In the first few months of the Pandemic, Reizenman said they were preparing 400-600 meals per week, which helped to keep employees working.

Their latest project is working with the Ceres Community Project, which puts together tailored meals for those who require special diets. Now, Park Avenue Catering will be providing them with 3,000 meals per week. On top of that, they are also partnering with Catholic Charities and will be producing about 1,000 additional meals per week. 

“While we have re-tooled to serve the community and keep our employees going, we are also reaching out to our winery, venue and planning partners to discuss and come up with new innovative ideas to continue to do what we mostly do, which is the celebrate the milestones of life and to help create memorable experiences with our local wineries and businesses,” Reizenman said. 

He and his sales team meet every Tuesday using Zoom meetings to discuss ideas and conversations we have had with clients and partners. One idea they generated includes a “Party in a Box” for a virtual get-together for an event like Graduation, Father’s Day, Birthday, etc., where Park Avenue Catering would design a menu with the client, as they usually do, and then package it up into family-sized portions of 2 or more. 

Bellwether Farms

Liam Callahan from Bellwether Farms said that the COVID-19 Pandemic and the Shelter in Place Order has created a great deal of disruption in their customer and distribution networks. However, during these challenging times they have stepped up to serve the community. Callahan said that they have been donating any extra product to the Redwood Empire Food Bank. So far Bellwether Farm, which processes both cow milk and sheep milk and makes yogurt, which is available locally at Olivers, Pacific, and Whole Foods, donated about 15,000 lbs. of yogurt and cheese. 

Since its start in 1990, Bellwether Farms has become the largest processor of sheep milk in the US and currently buys from a network of 8 dairies – mostly in northern California. The sheep milk industry is much smaller than the cow or even goat industries. Today, they are struggling with an oversupply of sheep milk. To help support this young but growing industry Bellwether Farms just launched an Indigogo campaign to raise money to offset some of the milk and packaging costs of additional yogurt that will be donated to the Redwood Empire Food Bank and other Bay Area food banks. Bellwether Farms will not make a profit from this campaign and will use the funds generated to offset the milk and packaging, while they cover the labor and overhead. They are calling the initiative Project Spilled Milk. Visit https://www.indiegogo.com/projects/project-spilled-milk#/ to learn more.

Encore Events Rentals

Encore Events Rentals jumped on the opportunity to serve the community during the Shelter in Place Order. They partnered with the Redwood Food Bank during this crisis because owner Bridget Doherty said they wanted to be part of something positive and to give back– especially because of the many challenges COVID-19 has brought to the community. 

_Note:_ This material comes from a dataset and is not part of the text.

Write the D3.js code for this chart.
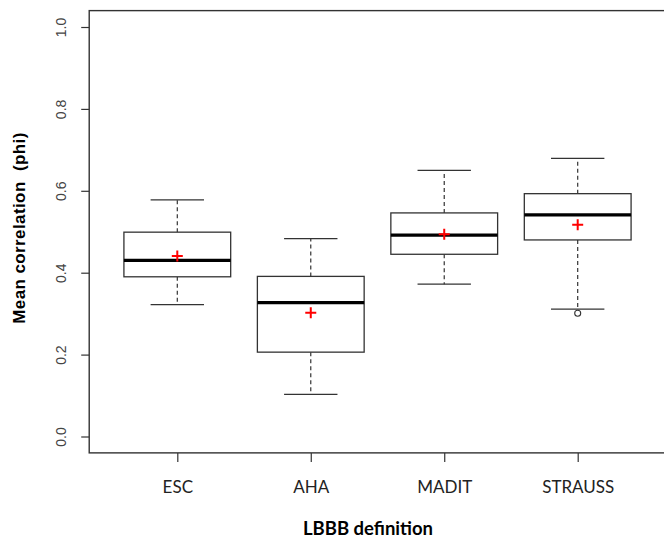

Doherty said that Encore has been closed since the Shelter in Place Order and that their normally busy warehouse is quiet. Therefore, they were able to use their new warehouse in Windsor to help others. 

On April 14th, Encore Event’s Rentals opened its warehouse doors to the Redwood Empire Food Bank, which started moving products for storage. Since, they have been bringing and picking up packed non-perishable food boxes. Doherty said that they anticipate storing food for them at Encore until the Shelter in Place Order is lifted, possibly longer.

Doherty said that she is grateful that Encore Events Rentals were grateful to do something good for the community and for the Redwood Empire Food Bank.

“We know how much great work the Redwood Empire Food Bank does for our community, even more so during times like this, and this was a way we could support them and everyone who needs their help right now,” Doherty said. 

Stemple Creek Ranch 

Stemple Creek Ranch launched the Get & Give Ground Beef Sale in May. For every 20 pounds of ground beef that was ordered, they donated 5 pounds to Redwood Empire Food Bank. On May 20, they donated 300 pounds to the REFB and plan to donate more in the future!